Can I generate percentages above 100%

The max field accepts values above 100, so you can generate figures like growth rates or overcapacity metrics that exceed 100%. If your use case is strictly bounded proportions (0–100), keep the default. For open-ended rates — like 150% revenue growth — just raise the maximum to whatever ceiling makes sense for your data.

How many decimal places should I use for financial data

Two decimal places is standard for most financial figures — interest rates, discount percentages, fee calculations. Use zero decimals for UI labels where fractions look unnatural, and three or four decimals when feeding data into scientific or statistical models where rounding error compounds over large datasets.

Can I generate percentages in a narrow range like 70 to 85

Yes. Set min to 70 and max to 85 and every generated value will fall within that band. This is especially useful for simulating realistic score distributions, satisfaction ratings, or quality-control pass rates where values clustering near a realistic mean matter more than full 0–100 spread.

How do I generate whole number percentages with no decimals

Set the decimals input to 0. The generator will output clean integers like 43, 67, 91 — no decimal point included. This is the right format for UI text labels, rounded progress indicators, and any display context where a value like 43.0% would look out of place.

Is the distribution truly random or weighted toward the middle

Values are drawn from a uniform distribution, meaning every percentage within your min-to-max range has an equal probability of appearing. There is no bell-curve weighting. If you need a normally distributed set of percentages clustered around a mean, you would need a dedicated statistical simulation tool instead.

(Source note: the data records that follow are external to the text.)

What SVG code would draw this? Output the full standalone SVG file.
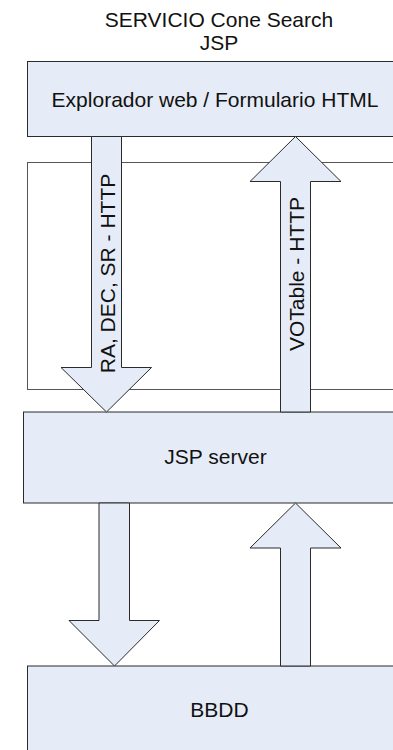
<svg xmlns="http://www.w3.org/2000/svg" width="393" height="750" viewBox="0 0 393 750">
  <style>
    .box { fill: #E5ECF7; stroke: #2b2b2b; stroke-width: 1; }
    .frame { fill: #FFFFFF; stroke: #555555; stroke-width: 1; }
    .arrow { fill: #E5ECF7; stroke: #2b2b2b; stroke-width: 1; stroke-linejoin: miter; }
    .label { font-family: "Liberation Sans", Arial, sans-serif; font-size: 21px; fill: #111111; }
  </style>
  <rect width="393" height="750" fill="#FFFFFF"/>

  <!-- Title -->
  <g id="title">
    <text class="label" x="219" y="26.5" text-anchor="middle">SERVICIO Cone Search</text>
    <text class="label" x="219" y="50" text-anchor="middle">JSP</text>
  </g>

  <!-- HTTP layer frame -->
  <g id="http-frame">
    <rect class="frame" x="27.5" y="162.5" width="380" height="227"/>
  </g>

  <!-- Nodes -->
  <g id="browser">
    <rect class="box" x="27.5" y="61.5" width="380" height="75"/>
    <text class="label" x="215" y="107" text-anchor="middle">Explorador web / Formulario HTML</text>
  </g>

  <g id="jsp-server">
    <rect class="box" x="23.5" y="412" width="384" height="91"/>
    <text class="label" x="215.5" y="464" text-anchor="middle">JSP server</text>
  </g>

  <g id="bbdd">
    <rect class="box" x="27.5" y="666" width="380" height="100"/>
    <text class="label" x="219.5" y="716.5" text-anchor="middle">BBDD</text>
  </g>

  <!-- Connectors: block arrows -->
  <g id="connectors">
    <!-- request: browser to JSP server -->
    <path class="arrow" d="M91.5,136.5 H121.5 V367.5 H151.5 L106.5,412 L61,367.5 H91.5 Z"/>
    <text class="label" transform="translate(115,273.5) rotate(-90)" text-anchor="middle">RA, DEC, SR - HTTP</text>

    <!-- response: JSP server to browser -->
    <path class="arrow" d="M280.5,412 V181.5 H250 L295.5,136.5 L341,181.5 H310.5 V412 Z"/>
    <text class="label" transform="translate(303.5,274) rotate(-90)" text-anchor="middle">VOTable - HTTP</text>

    <!-- query: JSP server to BBDD -->
    <path class="arrow" d="M99,503 H129.5 V620.5 H159.5 L114.5,666 L69,620.5 H99 Z"/>

    <!-- result: BBDD to JSP server -->
    <path class="arrow" d="M280.5,666 V548 H250 L295.5,503 L341,548 H310.5 V666 Z"/>
  </g>
</svg>
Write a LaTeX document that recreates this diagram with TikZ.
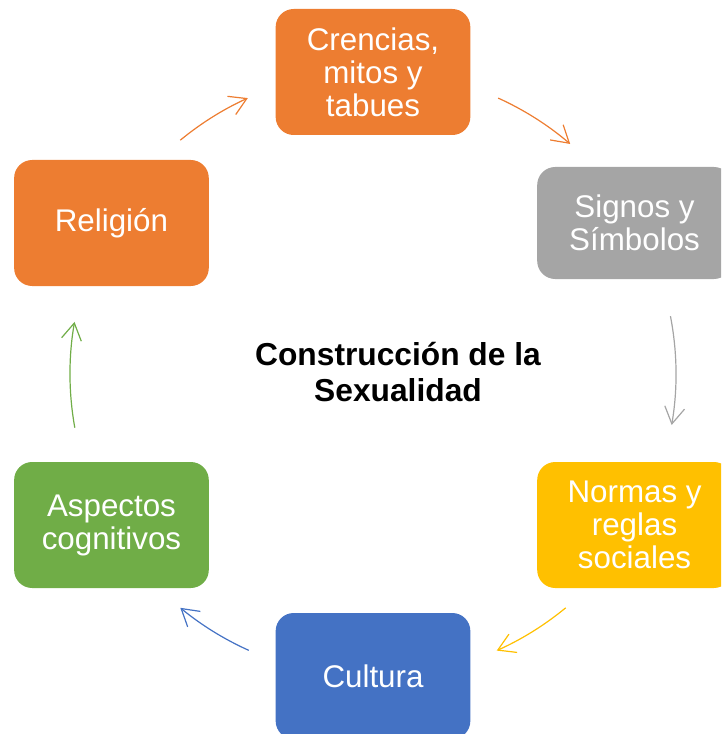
\documentclass[tikz,border=0pt]{standalone}
\usepackage{fontspec}
\setmainfont{Liberation Sans}
\usetikzlibrary{calc,arrows.meta}

\definecolor{naranja}{HTML}{ED7D31}
\definecolor{gris}{HTML}{A5A5A5}
\definecolor{oro}{HTML}{FFC000}
\definecolor{azul}{HTML}{4472C4}
\definecolor{verde}{HTML}{70AD47}

\tikzset{
	caja/.style={rounded corners=13.5pt, text=white, align=center, inner sep=0pt,
		minimum width=146pt, minimum height=94.5pt,
		font=\fontsize{23.5}{24.75}\selectfont},
	flecha/.style={line width=0.9pt, -{Straight Barb[length=12.5pt, width=15pt]}},
}

\begin{document}
\begin{tikzpicture}[x=0.75pt, y=0.75pt]

% parameters %{{{1

	\def\rad{302}
	\def\arcrad{227.25pt}

% frame %{{{1

	\useasboundingbox (0,0) rectangle (721,-734);
	\clip (0,0) rectangle (721,-734);

	\coordinate (O) at (373,-374);

% boxes %{{{1

	\node[caja, fill=naranja] (crencias) at ($(O)+(90:\rad)$) {Crencias,\\mitos y\\tabues};
	\node[caja, fill=gris, minimum height=84pt] (signos) at ($(O)+(30:\rad)$) {Signos y\\Símbolos};
	\node[caja, fill=oro] (normas) at ($(O)+(-30:\rad)$) {Normas y\\reglas\\sociales};
	\node[caja, fill=azul] (cultura) at ($(O)+(-90:\rad)$) {Cultura};
	\node[caja, fill=verde] (aspectos) at ($(O)+(210:\rad)$) {Aspectos\\cognitivos};
	\node[caja, fill=naranja] (religion) at ($(O)+(150:\rad)$) {Religión};

% title %{{{1

	\node[font=\bfseries\fontsize{23.8}{27}\selectfont, align=center] (titulo)
		at (398,-372) {Construcción de la\\Sexualidad};

% arrows %{{{1

	\foreach \a/\b/\c [count=\i] in {129.5/114.4/naranja, 65.6/49.4/naranja,
		11/-9.7/gris, -50.5/-65.9/oro, -114.2/-129.5/azul, 190.2/170.1/verde}
	{
		\coordinate (s\i) at ($(O)+(\a:303)$);
		\draw[flecha, \c] (s\i) arc[start angle=\a, end angle=\b, radius=\arcrad];
	}

% closing %{{{1

\end{tikzpicture}
\end{document}
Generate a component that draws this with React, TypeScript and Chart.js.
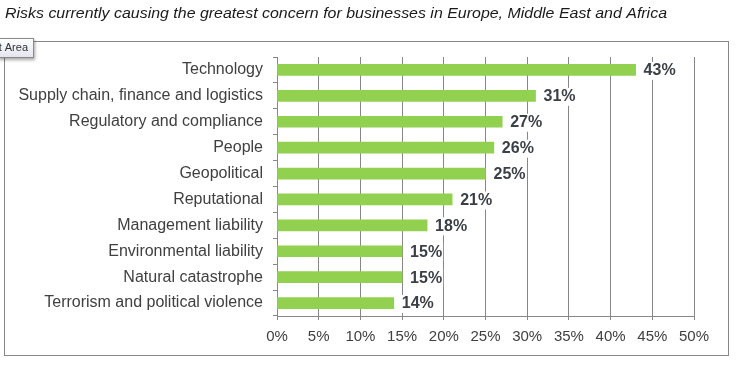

Can I copy all the generated percentages at once

Yes. Once the list generates, use the copy button or select all text in the output area and copy. The values are formatted consistently with your chosen decimal precision, so they paste cleanly into spreadsheets, code files, or design tools without needing cleanup.

What is a good count for seeding a test database

For unit tests, 10–20 values usually cover enough variation to catch edge cases. For integration or load tests that need a representative sample, 100–500 values give statistical spread across your range. Generate in batches if your tool has a count limit, then concatenate the output into your seed file.

Why do my percentages look repetitive with a narrow range and zero decimals

With zero decimals and a tight range — say, min 80 and max 85 — there are only six possible distinct integers. A list of 20 will inevitably repeat. Either widen the range, add one or two decimal places to increase the pool of possible values, or reduce the count to match the number of unique values available.